-- start --

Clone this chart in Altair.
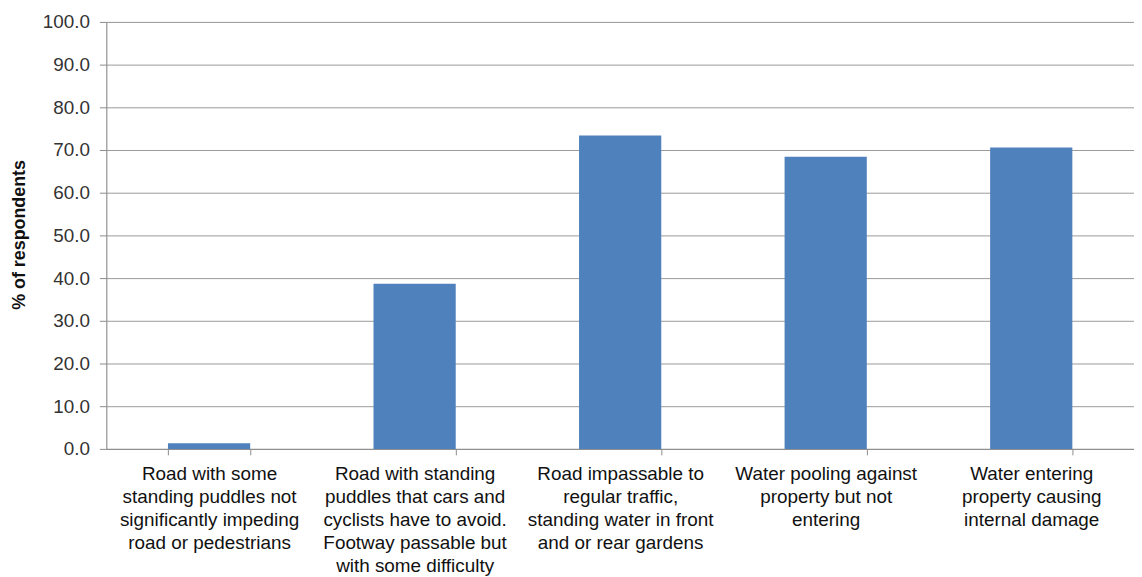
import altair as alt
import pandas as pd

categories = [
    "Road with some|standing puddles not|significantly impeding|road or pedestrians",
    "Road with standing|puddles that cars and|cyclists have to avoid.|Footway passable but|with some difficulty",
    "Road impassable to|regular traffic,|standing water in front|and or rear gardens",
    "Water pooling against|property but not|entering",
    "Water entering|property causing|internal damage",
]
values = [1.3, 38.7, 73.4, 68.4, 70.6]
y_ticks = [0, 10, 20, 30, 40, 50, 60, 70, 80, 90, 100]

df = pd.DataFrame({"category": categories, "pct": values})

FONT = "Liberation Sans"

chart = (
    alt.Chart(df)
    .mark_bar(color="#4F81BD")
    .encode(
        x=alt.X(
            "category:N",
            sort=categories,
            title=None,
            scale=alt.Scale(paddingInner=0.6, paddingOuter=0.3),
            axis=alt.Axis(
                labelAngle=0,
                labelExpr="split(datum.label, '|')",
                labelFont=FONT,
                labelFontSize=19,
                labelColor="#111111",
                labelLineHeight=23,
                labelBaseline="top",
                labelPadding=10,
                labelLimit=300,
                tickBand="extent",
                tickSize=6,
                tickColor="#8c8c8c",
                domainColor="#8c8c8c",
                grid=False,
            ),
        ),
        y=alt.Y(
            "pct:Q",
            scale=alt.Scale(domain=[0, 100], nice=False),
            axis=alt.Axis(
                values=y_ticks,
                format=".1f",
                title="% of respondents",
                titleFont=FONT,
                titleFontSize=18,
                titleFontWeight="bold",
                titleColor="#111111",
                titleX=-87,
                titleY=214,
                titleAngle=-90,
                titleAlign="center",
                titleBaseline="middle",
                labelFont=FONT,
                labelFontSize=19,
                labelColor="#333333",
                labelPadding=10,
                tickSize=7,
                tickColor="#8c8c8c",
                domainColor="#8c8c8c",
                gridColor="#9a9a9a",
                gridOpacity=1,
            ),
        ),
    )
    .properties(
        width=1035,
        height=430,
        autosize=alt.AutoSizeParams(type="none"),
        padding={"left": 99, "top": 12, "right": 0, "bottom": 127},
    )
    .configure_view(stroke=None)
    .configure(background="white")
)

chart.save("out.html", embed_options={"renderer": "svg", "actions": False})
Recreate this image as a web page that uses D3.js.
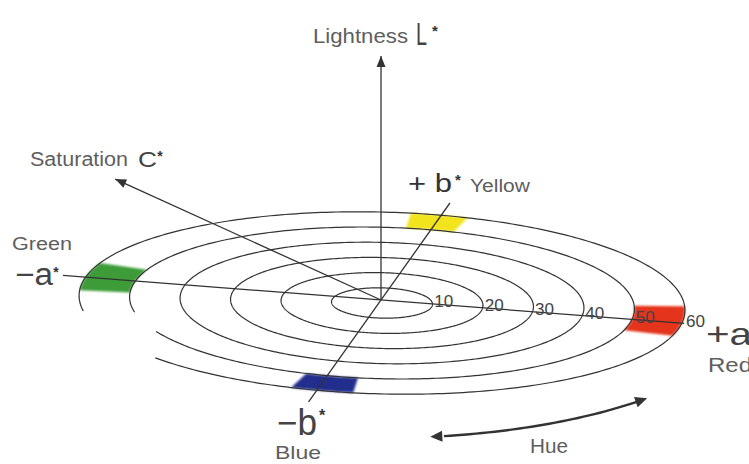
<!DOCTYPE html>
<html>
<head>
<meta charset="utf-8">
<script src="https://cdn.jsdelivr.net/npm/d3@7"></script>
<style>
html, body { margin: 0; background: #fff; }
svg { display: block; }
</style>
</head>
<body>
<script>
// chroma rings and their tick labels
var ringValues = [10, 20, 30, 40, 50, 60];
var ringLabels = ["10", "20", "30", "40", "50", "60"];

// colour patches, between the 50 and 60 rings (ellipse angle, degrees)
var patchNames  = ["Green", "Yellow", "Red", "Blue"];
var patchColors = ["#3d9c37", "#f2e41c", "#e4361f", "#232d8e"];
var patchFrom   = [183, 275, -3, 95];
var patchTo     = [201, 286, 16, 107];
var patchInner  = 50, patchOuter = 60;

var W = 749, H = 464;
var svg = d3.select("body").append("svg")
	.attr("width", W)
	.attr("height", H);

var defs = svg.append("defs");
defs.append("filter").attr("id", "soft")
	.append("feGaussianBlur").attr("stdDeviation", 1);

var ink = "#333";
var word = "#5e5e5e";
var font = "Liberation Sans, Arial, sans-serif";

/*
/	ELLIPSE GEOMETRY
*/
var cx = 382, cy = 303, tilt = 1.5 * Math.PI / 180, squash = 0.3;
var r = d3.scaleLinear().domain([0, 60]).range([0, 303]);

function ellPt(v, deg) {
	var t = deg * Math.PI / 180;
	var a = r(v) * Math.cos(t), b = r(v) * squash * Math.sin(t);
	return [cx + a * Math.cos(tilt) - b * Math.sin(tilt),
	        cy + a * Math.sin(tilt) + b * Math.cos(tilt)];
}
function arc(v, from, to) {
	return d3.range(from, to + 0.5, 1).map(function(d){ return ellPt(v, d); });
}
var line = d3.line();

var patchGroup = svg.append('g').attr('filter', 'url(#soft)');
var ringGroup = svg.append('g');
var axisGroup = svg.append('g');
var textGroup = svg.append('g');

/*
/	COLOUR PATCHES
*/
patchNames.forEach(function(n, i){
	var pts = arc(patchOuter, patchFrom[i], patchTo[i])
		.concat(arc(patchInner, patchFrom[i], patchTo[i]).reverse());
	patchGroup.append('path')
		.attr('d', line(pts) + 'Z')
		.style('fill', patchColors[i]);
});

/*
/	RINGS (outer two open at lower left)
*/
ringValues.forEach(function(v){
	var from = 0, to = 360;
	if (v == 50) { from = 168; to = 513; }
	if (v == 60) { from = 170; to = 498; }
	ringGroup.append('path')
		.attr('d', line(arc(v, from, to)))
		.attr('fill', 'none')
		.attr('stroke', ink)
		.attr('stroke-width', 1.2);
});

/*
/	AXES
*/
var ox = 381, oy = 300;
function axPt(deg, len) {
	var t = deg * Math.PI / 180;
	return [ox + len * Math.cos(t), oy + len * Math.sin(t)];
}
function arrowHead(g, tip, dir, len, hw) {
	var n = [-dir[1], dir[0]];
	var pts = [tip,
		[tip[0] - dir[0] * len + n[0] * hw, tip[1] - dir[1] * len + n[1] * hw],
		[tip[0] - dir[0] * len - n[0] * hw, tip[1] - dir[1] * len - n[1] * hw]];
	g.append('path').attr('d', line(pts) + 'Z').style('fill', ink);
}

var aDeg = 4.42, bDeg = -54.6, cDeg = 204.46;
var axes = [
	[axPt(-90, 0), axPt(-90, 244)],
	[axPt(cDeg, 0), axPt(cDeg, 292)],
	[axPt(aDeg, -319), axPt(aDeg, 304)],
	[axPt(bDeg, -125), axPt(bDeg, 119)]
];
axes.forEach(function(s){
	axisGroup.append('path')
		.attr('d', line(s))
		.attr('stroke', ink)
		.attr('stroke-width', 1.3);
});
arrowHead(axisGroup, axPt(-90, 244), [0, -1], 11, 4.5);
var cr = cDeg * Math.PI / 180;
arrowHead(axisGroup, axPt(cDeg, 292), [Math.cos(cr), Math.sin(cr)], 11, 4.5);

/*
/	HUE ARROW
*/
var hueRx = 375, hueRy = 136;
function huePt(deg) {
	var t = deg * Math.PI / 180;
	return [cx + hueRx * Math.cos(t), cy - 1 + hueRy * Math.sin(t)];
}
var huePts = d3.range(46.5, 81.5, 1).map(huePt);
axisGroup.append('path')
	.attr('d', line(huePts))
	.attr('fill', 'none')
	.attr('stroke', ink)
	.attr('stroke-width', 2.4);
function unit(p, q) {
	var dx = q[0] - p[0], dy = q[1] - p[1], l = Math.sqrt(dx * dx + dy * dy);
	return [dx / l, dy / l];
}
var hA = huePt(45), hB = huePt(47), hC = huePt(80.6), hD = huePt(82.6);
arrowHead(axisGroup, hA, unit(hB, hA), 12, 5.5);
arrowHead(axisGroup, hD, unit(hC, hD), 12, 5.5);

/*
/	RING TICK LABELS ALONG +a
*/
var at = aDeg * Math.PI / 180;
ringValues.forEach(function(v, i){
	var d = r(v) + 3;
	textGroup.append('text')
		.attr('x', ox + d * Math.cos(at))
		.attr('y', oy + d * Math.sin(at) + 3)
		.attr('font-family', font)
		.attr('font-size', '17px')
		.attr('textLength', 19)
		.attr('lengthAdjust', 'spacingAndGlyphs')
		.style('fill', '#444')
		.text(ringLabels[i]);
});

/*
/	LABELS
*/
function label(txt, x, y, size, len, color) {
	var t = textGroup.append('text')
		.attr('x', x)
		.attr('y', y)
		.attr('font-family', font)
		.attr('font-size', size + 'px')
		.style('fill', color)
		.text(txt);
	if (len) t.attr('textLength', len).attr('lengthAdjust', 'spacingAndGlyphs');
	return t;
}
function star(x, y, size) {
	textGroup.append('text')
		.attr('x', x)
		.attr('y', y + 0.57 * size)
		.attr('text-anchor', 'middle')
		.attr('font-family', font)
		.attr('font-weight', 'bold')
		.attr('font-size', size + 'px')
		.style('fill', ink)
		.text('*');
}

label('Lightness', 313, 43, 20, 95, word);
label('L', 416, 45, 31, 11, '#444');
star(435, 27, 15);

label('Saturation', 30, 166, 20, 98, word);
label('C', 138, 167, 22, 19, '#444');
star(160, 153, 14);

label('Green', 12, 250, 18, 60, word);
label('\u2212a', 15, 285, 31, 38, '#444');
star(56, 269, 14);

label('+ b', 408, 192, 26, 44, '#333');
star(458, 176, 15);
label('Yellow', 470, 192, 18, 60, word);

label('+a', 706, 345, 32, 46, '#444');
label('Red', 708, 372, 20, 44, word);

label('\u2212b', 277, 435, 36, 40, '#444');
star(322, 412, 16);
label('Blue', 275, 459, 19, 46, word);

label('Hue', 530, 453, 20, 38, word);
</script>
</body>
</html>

-- end --

* **Required work**:
Of the lines above, copy only those from the one holding "Recreate this image" to the one holding "var r = d3.scaleLinear().domain([0, 60]).range([0, 303]);", both included, and exclude every image.

* **Completed exercise**:
Recreate this image as a web page that uses D3.js.
<!DOCTYPE html>
<html>
<head>
<meta charset="utf-8">
<script src="https://cdn.jsdelivr.net/npm/d3@7"></script>
<style>
html, body { margin: 0; background: #fff; }
svg { display: block; }
</style>
</head>
<body>
<script>
// chroma rings and their tick labels
var ringValues = [10, 20, 30, 40, 50, 60];
var ringLabels = ["10", "20", "30", "40", "50", "60"];

// colour patches, between the 50 and 60 rings (ellipse angle, degrees)
var patchNames  = ["Green", "Yellow", "Red", "Blue"];
var patchColors = ["#3d9c37", "#f2e41c", "#e4361f", "#232d8e"];
var patchFrom   = [183, 275, -3, 95];
var patchTo     = [201, 286, 16, 107];
var patchInner  = 50, patchOuter = 60;

var W = 749, H = 464;
var svg = d3.select("body").append("svg")
	.attr("width", W)
	.attr("height", H);

var defs = svg.append("defs");
defs.append("filter").attr("id", "soft")
	.append("feGaussianBlur").attr("stdDeviation", 1);

var ink = "#333";
var word = "#5e5e5e";
var font = "Liberation Sans, Arial, sans-serif";

/*
/	ELLIPSE GEOMETRY
*/
var cx = 382, cy = 303, tilt = 1.5 * Math.PI / 180, squash = 0.3;
var r = d3.scaleLinear().domain([0, 60]).range([0, 303]);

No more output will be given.